I am fascinated by how people interact in a controlled environment; especially when I am the control.?? I am a sensual sadist, and an all around sexual deviant. ?I am forever pressing buttons and pulling chains... ??
A thought just occured to me... so many people who are "into the lifestyle" simply aren't. I know that some people will be offended by that statement, but as I am stating opinion I don't really seem to be able to care.
So many of the persons listed on this humble, yet expansive, listing service seem to see BDSM as an activity, or pleasure source. I don't begrudge anyone their activities or pleasures, I simply wonder at what point does it become a lifestyle. Do you wear a mask when you are playing? Or when you are in the so called Vanilla world.
It took me many years to recognize my own personality in regards to this lifestyle, and even longer to become comfortable with it. Society tells us that it is bad to inflict pain, bad to enslave someone, bad bad bad... One question... Why do so many of us get so much pleasure from something Bad? I think that sometimes its the being different that provides the pleasure, that little prick against the grain of societal fabric maybe. For some of us, opening ourselves up to closer inspection reveals some interesting things... without brutality where can there be mercy. Without torment, where the sweet release of knowing that the suffering has ended. Without the knowledge of enslavement how can the air of freedom fully inflate the lungs.
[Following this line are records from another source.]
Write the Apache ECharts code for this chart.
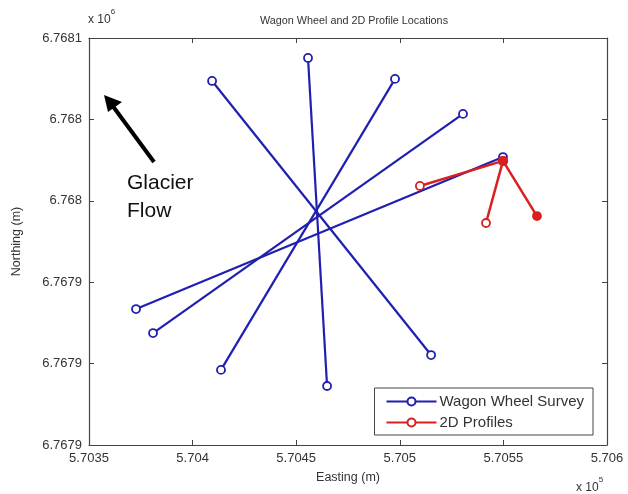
<!DOCTYPE html>
<html><head><meta charset="utf-8">
<script src="https://cdn.jsdelivr.net/npm/echarts@6/dist/echarts.min.js"></script>
<style>html,body{margin:0;padding:0;background:#fff}#c{width:628px;height:494px}</style>
</head><body><div id="c"></div>
<script>
// Wagon wheel survey lines: each pair is [start, end] as [easting, northing]
const wagonLines = [
  [[570455.7, 6768050.2], [570464.9, 6767889.0]],
  [[570409.4, 6768038.9], [570515.1, 6767904.2]],
  [[570497.7, 6768039.9], [570413.7, 6767896.9]],
  [[570530.5, 6768022.7], [570380.9, 6767915.0]],
  [[570549.8, 6768001.5], [570372.7, 6767926.8]]
];
// 2D profile lines
const profileLines = [
  [[570509.7, 6767987.3], [570549.8, 6767999.6]],
  [[570549.8, 6767999.6], [570541.6, 6767969.1]],
  [[570549.8, 6767999.6], [570566.2, 6767972.5]]
];
const xMin = 570350, xMax = 570600, xStep = 50;
const yMin = 6767860, yMax = 6768060, yStep = 40;

const blue = '#1f1fb0', red = '#d82020';
const fmtX = v => String(parseFloat((v/1e5).toFixed(4)));
const fmtY = v => String(parseFloat((v/1e6).toFixed(4)));
const font = 'Liberation Sans, Arial, sans-serif';

const series = [];
wagonLines.forEach(l => series.push({
  name: 'Wagon Wheel Survey', type: 'line', data: l, xAxisIndex: 0, yAxisIndex: 0,
  symbol: 'circle', symbolSize: 8, showSymbol: true,
  lineStyle: {color: blue, width: 2.2}, itemStyle: {color: '#fff', borderColor: blue, borderWidth: 1.8},
  animation: false, z: 2
}));
profileLines.forEach((l, i) => series.push({
  name: '2D Profiles', type: 'line', data: l, xAxisIndex: 0, yAxisIndex: 0,
  symbol: 'circle', symbolSize: 8,
  lineStyle: {color: red, width: 2.5},
  itemStyle: {color: i === 2 ? red : '#fff', borderColor: red, borderWidth: 1.8},
  animation: false, z: 3 + i
}));

const chart = echarts.init(document.getElementById('c'), null, {renderer: 'canvas'});
chart.setOption({
  animation: false,
  backgroundColor: '#fff',
  title: {text: 'Wagon Wheel and 2D Profile Locations', left: 349, top: 11, textAlign: 'center',
    textStyle: {fontSize: 10.8, fontWeight: 'normal', color: '#333', fontFamily: font}},
  grid: {left: 89, top: 38, right: 21, bottom: 49},
  legend: {
    data: [{name: 'Wagon Wheel Survey'}, {name: '2D Profiles'}],
    orient: 'vertical', right: 35, bottom: 59, itemWidth: 50, itemHeight: 10, itemGap: 6,
    padding: [6, 9, 5, 11], borderColor: '#444', borderWidth: 1, backgroundColor: '#fff',
    textStyle: {fontSize: 15, color: '#333', fontFamily: font, padding: [0, 0, 0, -2]}
  },
  xAxis: [
    {type: 'value', min: xMin, max: xMax, interval: xStep, name: 'Easting (m)', nameLocation: 'middle', nameGap: 26,
     nameTextStyle: {fontSize: 12.5, color: '#333', fontFamily: font},
     axisLine: {show: true, onZero: false, lineStyle: {color: '#444', width: 1.2}},
     axisTick: {inside: true, length: 5, lineStyle: {color: '#444'}},
     axisLabel: {formatter: fmtX, fontSize: 13, color: '#333', fontFamily: font, margin: 7},
     splitLine: {show: false}},
    {type: 'value', position: 'top', min: xMin, max: xMax, interval: xStep,
     axisLine: {show: true, onZero: false, lineStyle: {color: '#444', width: 1.2}},
     axisTick: {inside: true, length: 5, lineStyle: {color: '#444'}},
     axisLabel: {show: false}, splitLine: {show: false}}
  ],
  yAxis: [
    {type: 'value', min: yMin, max: yMax, interval: yStep, name: 'Northing (m)', nameLocation: 'middle', nameGap: 66,
     nameTextStyle: {fontSize: 12.5, color: '#333', fontFamily: font},
     axisLine: {show: true, onZero: false, lineStyle: {color: '#444', width: 1.2}},
     axisTick: {inside: true, length: 5, lineStyle: {color: '#444'}},
     axisLabel: {formatter: fmtY, fontSize: 13, color: '#333', fontFamily: font, margin: 7},
     splitLine: {show: false}},
    {type: 'value', position: 'right', min: yMin, max: yMax, interval: yStep,
     axisLine: {show: true, onZero: false, lineStyle: {color: '#444', width: 1.2}},
     axisTick: {inside: true, length: 5, lineStyle: {color: '#444'}},
     axisLabel: {show: false}, splitLine: {show: false}}
  ],
  series: series,
  graphic: [
    {type: 'text', left: 88, top: 8, style: {
      text: '{a|x 10}{b|6}', rich: {a: {fontSize: 12, fill: '#333', fontFamily: font, padding: [6,0,0,0]}, b: {fontSize: 8, fill: '#333', fontFamily: font, verticalAlign: 'top'}}}},
    {type: 'text', left: 576, top: 476, style: {
      text: '{a|x 10}{b|5}', rich: {a: {fontSize: 12, fill: '#333', fontFamily: font, padding: [6,0,0,0]}, b: {fontSize: 8, fill: '#333', fontFamily: font, verticalAlign: 'top'}}}},
    {type: 'line', shape: {x1: 154, y1: 162, x2: 112, y2: 105}, style: {stroke: '#000', lineWidth: 4}},
    {type: 'polygon', shape: {points: [[104, 95], [122, 102], [108, 112]]}, style: {fill: '#000'}},
    {type: 'text', left: 127, top: 169, style: {text: 'Glacier\nFlow', fontSize: 21, lineHeight: 28, fill: '#111', fontFamily: font}}
  ]
});
</script></body></html>
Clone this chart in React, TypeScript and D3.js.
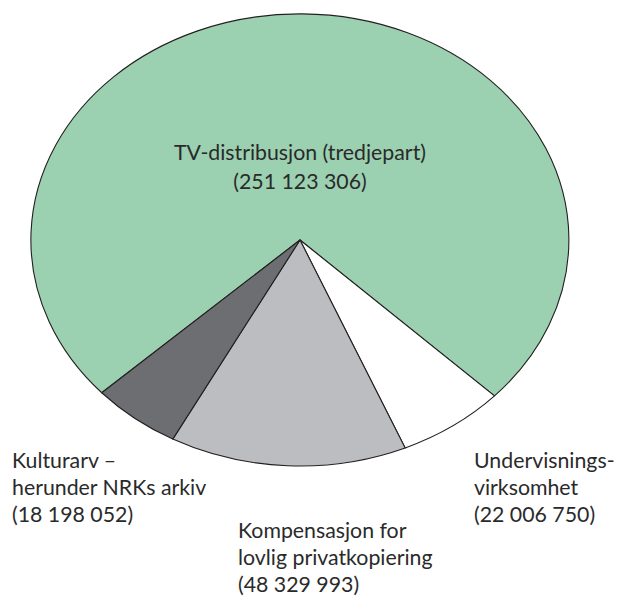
import React from "react";
import * as d3 from "d3";

const categories = [
  "TV-distribusjon (tredjepart)",
  "Undervisningsvirksomhet",
  "Kompensasjon for lovlig privatkopiering",
  "Kulturarv – herunder NRKs arkiv",
];
const values = [251123306, 22006750, 48329993, 18198052];
const colors = ["#9bd1b1", "#ffffff", "#bcbdc0", "#6d6e71"];
const labelLines = [
  ["TV-distribusjon (tredjepart)", "(251 123 306)"],
  ["Undervisnings-", "virksomhet", "(22 006 750)"],
  ["Kompensasjon for", "lovlig privatkopiering", "(48 329 993)"],
  ["Kulturarv –", "herunder NRKs arkiv", "(18 198 052)"],
];

const W = 617;
const H = 597;
const cx = 300;
const cy = 240;
const rx = 269;
const ry = 226;
const startDeg = -132.5;

const labelPos = [
  { x: 300, y: 160, anchor: "middle", lh: 29 },
  { x: 474, y: 468, anchor: "start", lh: 27 },
  { x: 238, y: 538, anchor: "start", lh: 27 },
  { x: 12, y: 468, anchor: "start", lh: 27 },
];

export default function App() {
  const start = (startDeg * Math.PI) / 180;
  const pie = d3
    .pie<number>()
    .sort(null)
    .startAngle(start)
    .endAngle(start + 2 * Math.PI);
  const arcs = pie(values);
  const arc = d3.arc<d3.PieArcDatum<number>>().innerRadius(0).outerRadius(1);

  return (
    <svg
      width={W}
      height={H}
      style={{ position: "absolute", left: 0, top: 0, background: "#fff" }}
    >
      <g transform={`translate(${cx},${cy}) scale(${rx},${ry})`}>
        {arcs.map((a, i) => (
          <path
            key={categories[i]}
            d={arc(a) || ""}
            fill={colors[i]}
            stroke="#231f20"
            strokeWidth={1.1}
            vectorEffect="non-scaling-stroke"
            strokeLinejoin="round"
          />
        ))}
      </g>
      {labelLines.map((lines, i) => (
        <text
          key={categories[i]}
          fontFamily="Lato, 'Open Sans', sans-serif"
          fontSize={21.3}
          fill="#2a2a2a"
          textAnchor={labelPos[i].anchor}
        >
          {lines.map((l, j) => (
            <tspan key={j} x={labelPos[i].x} y={labelPos[i].y + j * labelPos[i].lh}>
              {l}
            </tspan>
          ))}
        </text>
      ))}
    </svg>
  );
}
So, to return to my original topic, does using this type of exploration as a source of play besmirch the enlightenment which can come from real soul searching? Or.. is it a gateway which we must all pass through before the real self searcing can commence. Or... am I simply rambling and full of shit?
I know this:
1) I am a lifetsyler.
No, I don't participate in community activities regarding the BDSM world, but I am a dominant 24/7. This is not to say that I have never met someone who was dominant over me, such a statement would be ludacrist.
2) My endeavors in Sadomasochism have become more and more sensual, almost spiritual, and less about pleasure.
3) By recognizing the need in others to follow, I have recognized the need in Me to Lead.